(Items from a data source)
++++++++
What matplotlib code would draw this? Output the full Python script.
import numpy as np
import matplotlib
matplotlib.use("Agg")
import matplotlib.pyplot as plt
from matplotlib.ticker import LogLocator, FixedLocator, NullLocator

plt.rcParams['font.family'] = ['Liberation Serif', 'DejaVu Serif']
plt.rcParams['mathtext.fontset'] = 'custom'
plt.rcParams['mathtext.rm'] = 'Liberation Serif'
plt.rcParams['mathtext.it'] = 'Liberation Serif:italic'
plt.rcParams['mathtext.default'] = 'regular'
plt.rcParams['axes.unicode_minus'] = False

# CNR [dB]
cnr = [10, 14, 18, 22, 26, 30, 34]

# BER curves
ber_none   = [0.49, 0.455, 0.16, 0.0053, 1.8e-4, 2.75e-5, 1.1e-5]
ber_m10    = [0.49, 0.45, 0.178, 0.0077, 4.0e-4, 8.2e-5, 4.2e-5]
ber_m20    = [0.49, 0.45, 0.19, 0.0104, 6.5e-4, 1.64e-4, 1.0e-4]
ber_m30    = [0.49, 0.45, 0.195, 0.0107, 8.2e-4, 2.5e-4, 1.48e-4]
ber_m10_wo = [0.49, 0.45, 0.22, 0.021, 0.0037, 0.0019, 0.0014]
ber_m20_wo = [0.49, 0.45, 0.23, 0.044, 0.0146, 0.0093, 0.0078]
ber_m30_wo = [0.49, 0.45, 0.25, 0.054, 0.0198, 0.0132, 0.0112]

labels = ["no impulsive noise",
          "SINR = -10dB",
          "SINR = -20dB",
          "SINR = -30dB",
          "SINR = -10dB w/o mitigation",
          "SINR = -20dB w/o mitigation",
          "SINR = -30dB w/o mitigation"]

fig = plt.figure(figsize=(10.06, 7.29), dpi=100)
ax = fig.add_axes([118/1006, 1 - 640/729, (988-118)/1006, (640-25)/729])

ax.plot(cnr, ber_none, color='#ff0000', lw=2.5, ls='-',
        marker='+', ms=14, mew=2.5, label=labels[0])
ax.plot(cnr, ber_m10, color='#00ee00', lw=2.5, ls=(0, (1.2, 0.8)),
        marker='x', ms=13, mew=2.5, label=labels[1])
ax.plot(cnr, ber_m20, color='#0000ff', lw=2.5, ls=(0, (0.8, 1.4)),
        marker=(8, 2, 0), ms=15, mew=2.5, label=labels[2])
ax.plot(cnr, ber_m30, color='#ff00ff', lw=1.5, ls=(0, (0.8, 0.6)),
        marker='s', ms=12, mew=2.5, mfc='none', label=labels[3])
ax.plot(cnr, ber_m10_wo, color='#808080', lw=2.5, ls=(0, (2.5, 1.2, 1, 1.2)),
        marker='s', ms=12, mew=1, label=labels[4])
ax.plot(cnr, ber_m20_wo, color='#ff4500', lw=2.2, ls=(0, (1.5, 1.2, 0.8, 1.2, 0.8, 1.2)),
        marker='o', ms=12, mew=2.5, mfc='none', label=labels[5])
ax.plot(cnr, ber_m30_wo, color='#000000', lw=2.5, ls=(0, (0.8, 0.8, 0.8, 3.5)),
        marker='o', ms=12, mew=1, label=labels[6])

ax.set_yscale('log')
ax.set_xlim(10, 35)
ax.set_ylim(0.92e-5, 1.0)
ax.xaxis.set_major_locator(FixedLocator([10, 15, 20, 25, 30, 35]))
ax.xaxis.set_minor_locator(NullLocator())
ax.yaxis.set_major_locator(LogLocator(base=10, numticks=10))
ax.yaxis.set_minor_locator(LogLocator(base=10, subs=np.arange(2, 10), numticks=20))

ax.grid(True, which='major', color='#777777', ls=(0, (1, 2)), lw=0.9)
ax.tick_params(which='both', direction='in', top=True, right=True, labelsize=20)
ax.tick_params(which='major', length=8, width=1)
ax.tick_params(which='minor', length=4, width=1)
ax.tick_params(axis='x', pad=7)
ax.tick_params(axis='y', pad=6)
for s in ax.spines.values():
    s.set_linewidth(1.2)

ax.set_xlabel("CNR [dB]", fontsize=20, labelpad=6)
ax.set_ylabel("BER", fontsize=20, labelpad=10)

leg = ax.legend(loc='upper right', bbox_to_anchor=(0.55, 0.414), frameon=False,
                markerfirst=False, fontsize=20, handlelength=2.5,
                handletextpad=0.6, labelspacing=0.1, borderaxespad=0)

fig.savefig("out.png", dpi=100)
++++++++
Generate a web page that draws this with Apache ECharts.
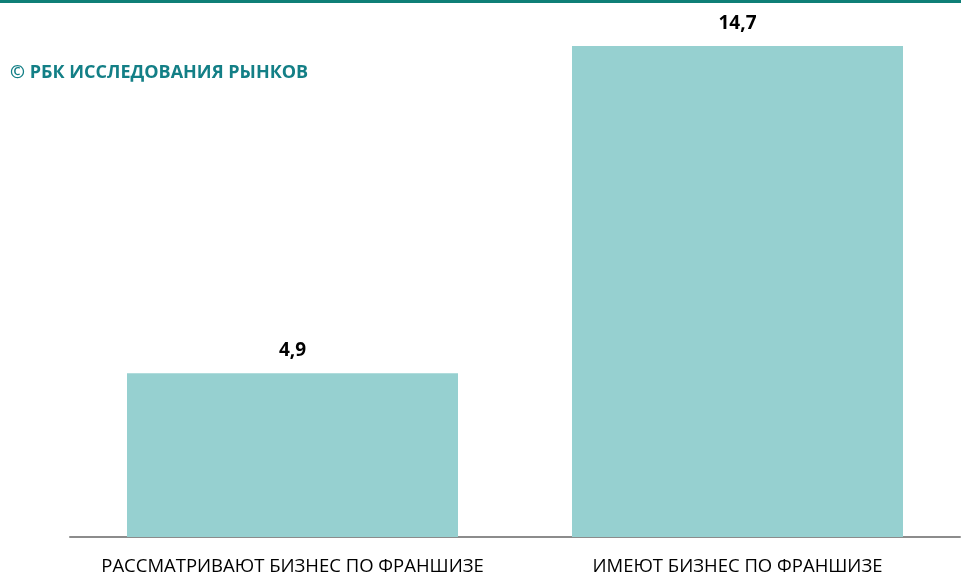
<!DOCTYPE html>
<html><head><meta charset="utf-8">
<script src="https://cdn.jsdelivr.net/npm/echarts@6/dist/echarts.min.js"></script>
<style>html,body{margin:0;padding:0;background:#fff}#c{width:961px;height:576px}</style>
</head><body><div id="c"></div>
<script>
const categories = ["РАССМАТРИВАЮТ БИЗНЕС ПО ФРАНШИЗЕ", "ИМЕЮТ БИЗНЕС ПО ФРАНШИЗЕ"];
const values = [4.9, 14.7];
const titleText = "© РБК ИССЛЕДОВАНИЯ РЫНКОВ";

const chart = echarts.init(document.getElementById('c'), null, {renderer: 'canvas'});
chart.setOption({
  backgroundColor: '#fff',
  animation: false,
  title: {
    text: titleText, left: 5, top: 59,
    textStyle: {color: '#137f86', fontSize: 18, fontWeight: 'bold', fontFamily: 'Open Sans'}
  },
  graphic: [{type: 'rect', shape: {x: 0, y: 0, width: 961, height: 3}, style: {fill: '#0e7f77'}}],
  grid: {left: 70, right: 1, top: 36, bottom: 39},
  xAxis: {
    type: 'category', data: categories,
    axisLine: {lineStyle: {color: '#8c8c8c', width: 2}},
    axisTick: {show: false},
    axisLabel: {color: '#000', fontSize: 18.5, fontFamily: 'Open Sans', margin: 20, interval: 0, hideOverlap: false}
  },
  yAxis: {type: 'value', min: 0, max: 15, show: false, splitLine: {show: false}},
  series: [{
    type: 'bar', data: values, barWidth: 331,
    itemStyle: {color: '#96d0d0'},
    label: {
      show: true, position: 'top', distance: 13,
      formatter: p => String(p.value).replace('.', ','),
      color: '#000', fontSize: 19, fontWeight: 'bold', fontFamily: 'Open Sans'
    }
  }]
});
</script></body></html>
++++++++
Written task: Exactly those lines that run from the line with "What matplotlib code" through the line with "ax = fig.add_axes([118/1006, 1" are to be reproduced; both end lines belong to the range.

Problem solution:
What matplotlib code would draw this? Output the full Python script.
import numpy as np
import matplotlib
matplotlib.use("Agg")
import matplotlib.pyplot as plt
from matplotlib.ticker import LogLocator, FixedLocator, NullLocator

plt.rcParams['font.family'] = ['Liberation Serif', 'DejaVu Serif']
plt.rcParams['mathtext.fontset'] = 'custom'
plt.rcParams['mathtext.rm'] = 'Liberation Serif'
plt.rcParams['mathtext.it'] = 'Liberation Serif:italic'
plt.rcParams['mathtext.default'] = 'regular'
plt.rcParams['axes.unicode_minus'] = False

# CNR [dB]
cnr = [10, 14, 18, 22, 26, 30, 34]

# BER curves
ber_none   = [0.49, 0.455, 0.16, 0.0053, 1.8e-4, 2.75e-5, 1.1e-5]
ber_m10    = [0.49, 0.45, 0.178, 0.0077, 4.0e-4, 8.2e-5, 4.2e-5]
ber_m20    = [0.49, 0.45, 0.19, 0.0104, 6.5e-4, 1.64e-4, 1.0e-4]
ber_m30    = [0.49, 0.45, 0.195, 0.0107, 8.2e-4, 2.5e-4, 1.48e-4]
ber_m10_wo = [0.49, 0.45, 0.22, 0.021, 0.0037, 0.0019, 0.0014]
ber_m20_wo = [0.49, 0.45, 0.23, 0.044, 0.0146, 0.0093, 0.0078]
ber_m30_wo = [0.49, 0.45, 0.25, 0.054, 0.0198, 0.0132, 0.0112]

labels = ["no impulsive noise",
          "SINR = -10dB",
          "SINR = -20dB",
          "SINR = -30dB",
          "SINR = -10dB w/o mitigation",
          "SINR = -20dB w/o mitigation",
          "SINR = -30dB w/o mitigation"]

fig = plt.figure(figsize=(10.06, 7.29), dpi=100)
ax = fig.add_axes([118/1006, 1 - 640/729, (988-118)/1006, (640-25)/729])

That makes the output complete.